E.ON has installed the first foundation for turbines at the Amrumbank West wind farm, 37km northwest of the island of Helgoland, in the North Sea.
MPI Discovery, a turbine installation vessel, has been chartered for several years by E.ON to support Amrumbank West and other offshore projects.
The MPI Discovery ship creates a stable platform for operating the ram and cranes by lowering six legs on to the seabed and then raising itself hydraulically above the surface of the sea.
The ram is used to drive the 60m-long steel tubular monopile foundations, around 30m into the seabed at water depths of up to 24m.
Weighing about 900 metric tons, the entire foundation structure features the monopile and the transition piece. Once operational in 2015, the €1bn project will feature 80 Siemens wind turbines of 3.6MW each and will generate enough electricity to power around 300,000 households and curb 740,000t of carbon emissions annually.

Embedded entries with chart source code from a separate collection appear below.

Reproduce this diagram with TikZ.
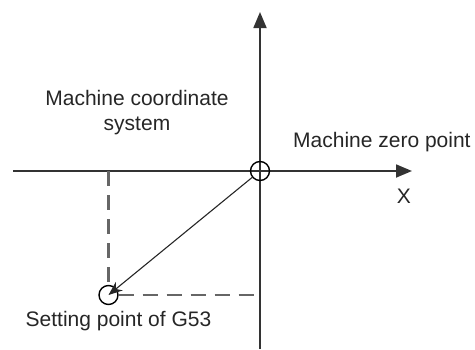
\documentclass[tikz,border=0pt]{standalone}
\usepackage{fontspec}
\setmainfont{Liberation Sans}
\usepackage{tikz}
\usetikzlibrary{arrows.meta}

\tikzset{
    axis/.style={line width=1.8pt, black!80, -{Triangle[length=16pt, width=13pt]}},
    refline/.style={line width=2.2pt, black!60, dash pattern=on 15pt off 9pt},
    marker/.style={draw, circle, line width=1.4pt, minimum size=19pt, inner sep=0pt},
    label/.style={font=\fontsize{21}{25}\selectfont, text=black!85, inner sep=0pt}
}

\begin{document}
\begin{tikzpicture}[x=1pt, y=-1pt]
    % --- FRAME ---
    \useasboundingbox (0,0) rectangle (475,349);

    % Axis Lines
    \coordinate (xstart) at (13,171);
    \coordinate (xend) at (412,171);
    \coordinate (ystart) at (260,349);
    \coordinate (yend) at (260,12);
    \draw[axis] (xstart) -- (xend);
    \draw[axis] (ystart) -- (yend);

    % Points
    \node[marker] (zero) at (260,171) {};
    \node[marker] (g53) at (108.5,295) {};

    % Projection Lines
    \coordinate (xfoot) at (108.5,171);
    \coordinate (yfoot) at (260,295);
    \draw[refline] (xfoot) -- (g53.north);
    \draw[refline] (g53.east) -- (yfoot);

    % Offset Arrow
    \draw[line width=1.1pt, black!85, -{Stealth[length=14pt, width=11pt]}] (zero) -- (g53.center);

    % Typography Annotations
    \node[label, align=center] (mcs) at (137,112.2) {Machine coordinate\\system};
    \node[label, anchor=base west] (mzp) at (293,147.5) {Machine zero point};
    \node[label] (xlab) at (404,196) {X};
    \node[label, anchor=base] (setp) at (118.5,326.5) {Setting point of G53};
\end{tikzpicture}
\end{document}
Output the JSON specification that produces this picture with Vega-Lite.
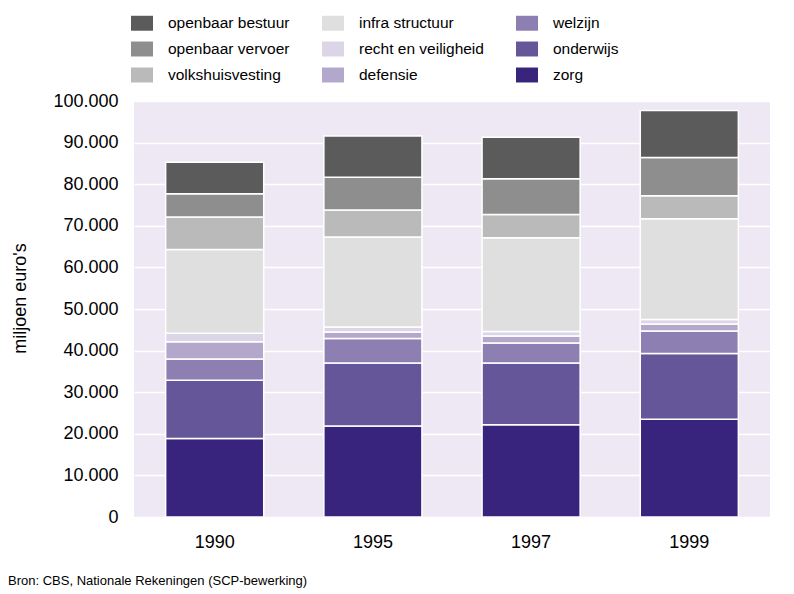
{
  "$schema": "https://vega.github.io/schema/vega-lite/v6.json",
  "width": 636,
  "height": 416,
  "autosize": "none",
  "padding": {"left": 134, "top": 101, "right": 24, "bottom": 77},
  "background": "white",
  "title": {
    "text": "Bron: CBS, Nationale Rekeningen (SCP-bewerking)",
    "orient": "bottom",
    "anchor": "start",
    "frame": "group",
    "dx": -126,
    "offset": 24,
    "font": "Liberation Sans",
    "fontSize": 13,
    "fontWeight": "normal",
    "color": "#000000"
  },
  "data": {
    "values": [
      {"jaar": "1990", "categorie": "zorg", "waarde": 18900, "volgorde": 1},
      {"jaar": "1990", "categorie": "onderwijs", "waarde": 14000, "volgorde": 2},
      {"jaar": "1990", "categorie": "welzijn", "waarde": 5100, "volgorde": 3},
      {"jaar": "1990", "categorie": "defensie", "waarde": 4100, "volgorde": 4},
      {"jaar": "1990", "categorie": "recht en veiligheid", "waarde": 2100, "volgorde": 5},
      {"jaar": "1990", "categorie": "infra structuur", "waarde": 20100, "volgorde": 6},
      {"jaar": "1990", "categorie": "volkshuisvesting", "waarde": 7800, "volgorde": 7},
      {"jaar": "1990", "categorie": "openbaar vervoer", "waarde": 5600, "volgorde": 8},
      {"jaar": "1990", "categorie": "openbaar bestuur", "waarde": 7600, "volgorde": 9},
      {"jaar": "1995", "categorie": "zorg", "waarde": 21900, "volgorde": 1},
      {"jaar": "1995", "categorie": "onderwijs", "waarde": 15100, "volgorde": 2},
      {"jaar": "1995", "categorie": "welzijn", "waarde": 5900, "volgorde": 3},
      {"jaar": "1995", "categorie": "defensie", "waarde": 1600, "volgorde": 4},
      {"jaar": "1995", "categorie": "recht en veiligheid", "waarde": 1200, "volgorde": 5},
      {"jaar": "1995", "categorie": "infra structuur", "waarde": 21600, "volgorde": 6},
      {"jaar": "1995", "categorie": "volkshuisvesting", "waarde": 6500, "volgorde": 7},
      {"jaar": "1995", "categorie": "openbaar vervoer", "waarde": 7900, "volgorde": 8},
      {"jaar": "1995", "categorie": "openbaar bestuur", "waarde": 9900, "volgorde": 9},
      {"jaar": "1997", "categorie": "zorg", "waarde": 22200, "volgorde": 1},
      {"jaar": "1997", "categorie": "onderwijs", "waarde": 14800, "volgorde": 2},
      {"jaar": "1997", "categorie": "welzijn", "waarde": 4800, "volgorde": 3},
      {"jaar": "1997", "categorie": "defensie", "waarde": 1700, "volgorde": 4},
      {"jaar": "1997", "categorie": "recht en veiligheid", "waarde": 1100, "volgorde": 5},
      {"jaar": "1997", "categorie": "infra structuur", "waarde": 22500, "volgorde": 6},
      {"jaar": "1997", "categorie": "volkshuisvesting", "waarde": 5600, "volgorde": 7},
      {"jaar": "1997", "categorie": "openbaar vervoer", "waarde": 8600, "volgorde": 8},
      {"jaar": "1997", "categorie": "openbaar bestuur", "waarde": 10000, "volgorde": 9},
      {"jaar": "1999", "categorie": "zorg", "waarde": 23500, "volgorde": 1},
      {"jaar": "1999", "categorie": "onderwijs", "waarde": 15800, "volgorde": 2},
      {"jaar": "1999", "categorie": "welzijn", "waarde": 5400, "volgorde": 3},
      {"jaar": "1999", "categorie": "defensie", "waarde": 1700, "volgorde": 4},
      {"jaar": "1999", "categorie": "recht en veiligheid", "waarde": 1100, "volgorde": 5},
      {"jaar": "1999", "categorie": "infra structuur", "waarde": 24200, "volgorde": 6},
      {"jaar": "1999", "categorie": "volkshuisvesting", "waarde": 5500, "volgorde": 7},
      {"jaar": "1999", "categorie": "openbaar vervoer", "waarde": 9200, "volgorde": 8},
      {"jaar": "1999", "categorie": "openbaar bestuur", "waarde": 11300, "volgorde": 9}
    ]
  },
  "mark": {"type": "bar", "stroke": "#ffffff", "strokeWidth": 1.5},
  "encoding": {
    "x": {
      "field": "jaar",
      "type": "ordinal",
      "scale": {"paddingInner": 0.38, "paddingOuter": 0.2},
      "axis": {
        "title": null,
        "labelAngle": 0,
        "labelFont": "Liberation Sans",
        "labelFontSize": 18,
        "labelColor": "#000000",
        "labelPadding": 16,
        "ticks": false,
        "domain": false
      }
    },
    "y": {
      "field": "waarde",
      "type": "quantitative",
      "stack": "zero",
      "scale": {"domain": [0, 100000], "nice": false},
      "axis": {
        "title": "miljoen euro's",
        "titleFont": "Liberation Sans",
        "titleFontSize": 18,
        "titleFontWeight": "normal",
        "titleColor": "#000000",
        "titleX": -114,
        "titleY": 197,
        "titleAngle": -90,
        "titleAlign": "center",
        "titleBaseline": "middle",
        "values": [0, 10000, 20000, 30000, 40000, 50000, 60000, 70000, 80000, 90000, 100000],
        "labelExpr": "replace(format(datum.value, ','), ',', '.')",
        "labelFont": "Liberation Sans",
        "labelFontSize": 18,
        "labelColor": "#000000",
        "labelPadding": 16,
        "ticks": false,
        "domain": false,
        "grid": true,
        "gridColor": "#ffffff",
        "gridWidth": 1.5,
        "gridOpacity": 1
      }
    },
    "color": {
      "field": "categorie",
      "type": "nominal",
      "scale": {
        "domain": ["openbaar bestuur", "openbaar vervoer", "volkshuisvesting", "infra structuur", "recht en veiligheid", "defensie", "welzijn", "onderwijs", "zorg"],
        "range": ["#5b5b5b", "#8e8e8e", "#bababa", "#dfdfdf", "#dcd5e8", "#b3a8cc", "#8e7fb3", "#655699", "#38247c"]
      },
      "legend": {
        "title": null,
        "orient": "none",
        "legendX": -3,
        "legendY": -89,
        "columns": 3,
        "columnPadding": 32,
        "rowPadding": 6,
        "padding": 0,
        "symbolType": "M-1,-0.68H1V0.68H-1Z",
        "symbolSize": 484,
        "symbolStrokeWidth": 0,
        "symbolOpacity": 1,
        "labelOffset": 15,
        "labelFont": "Liberation Sans",
        "labelFontSize": 15.5,
        "labelColor": "#000000",
        "labelLimit": 300
      }
    },
    "order": {"field": "volgorde", "type": "quantitative", "sort": "ascending"}
  },
  "config": {
    "view": {"fill": "#ede8f3", "stroke": null}
  }
}
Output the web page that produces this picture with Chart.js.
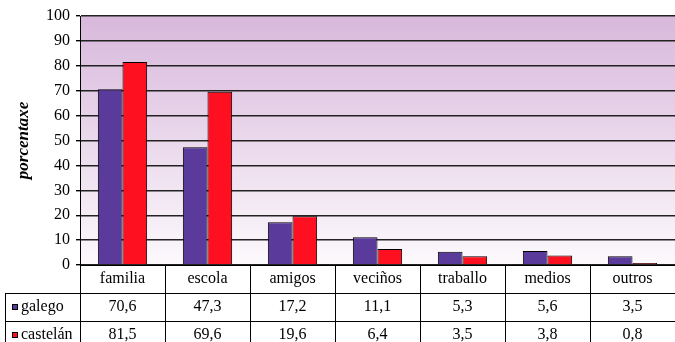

E.ON Climate & Renewables CEO Eckhardt Rummler said the company is enforcing the expertise it gained from its offshore facilities in the UK and Scandinavia and from the construction and operation of alpha ventus in Germany.
“Offshore wind is on the road to becoming a reliable and cost-effective source of electricity. Amrumbank West will help take us significantly closer to this goal,” added Rummler.